アルメニアで2日、議会選挙が行われ、サルキシャン大統領率いる与党・アルメニア共和党が得票率49.12%で勝利した。ただ、野党は選挙違反があったと主張している。ロイター通信などが伝えた。
それによると、元アームレスリング選手の富豪ガギク・ツァルキアン氏が率いる野党連合の得票率は27.32%。アルメニア革命連盟(ARF)は6.57%だった。
中央選挙委員会は今回の選挙について、全2,009カ所の投票所の結果を反映していると説明。欧州安全保障協力機構(OSCE)は「全体として、基本的な自由は尊重されていた」と評価した。一方で、「票買い」や特定の政党に票を投じるよう圧力を掛ける動きが見られたと指摘した。
ツァルキアン氏は公共料金引き下げや公務員給与の引き上げを訴え、与党に対抗していた。アルメニア共和党も同氏が党首を務める「繁栄のアルメニア」党も外交上はロシア寄り。アルメニアは隣国アゼルバイジャンのナゴルノ・カラバフ自治州をめぐる領土問題を抱え、トルコの支援を受けるアゼルバイジャンと対抗する上でロシアの支持を必要としている。

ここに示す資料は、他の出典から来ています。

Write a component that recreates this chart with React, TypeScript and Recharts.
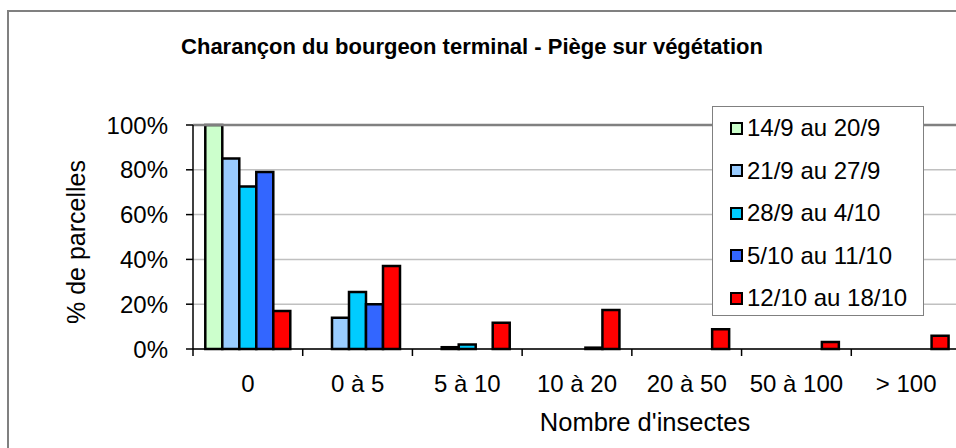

今回の選挙は、2015年の憲法改正により大統領制から議会制に変更されてから初めての総選挙となる。憲法改正の背景には、サルキシャン大統領が2018年の任期終了後も首相として影響力を維持する思惑があるとの批判もある。アルメニアでは昨年、サルキシャン大統領の辞任を求める反体制派の武装集団が警察施設を占拠する事件が起きている。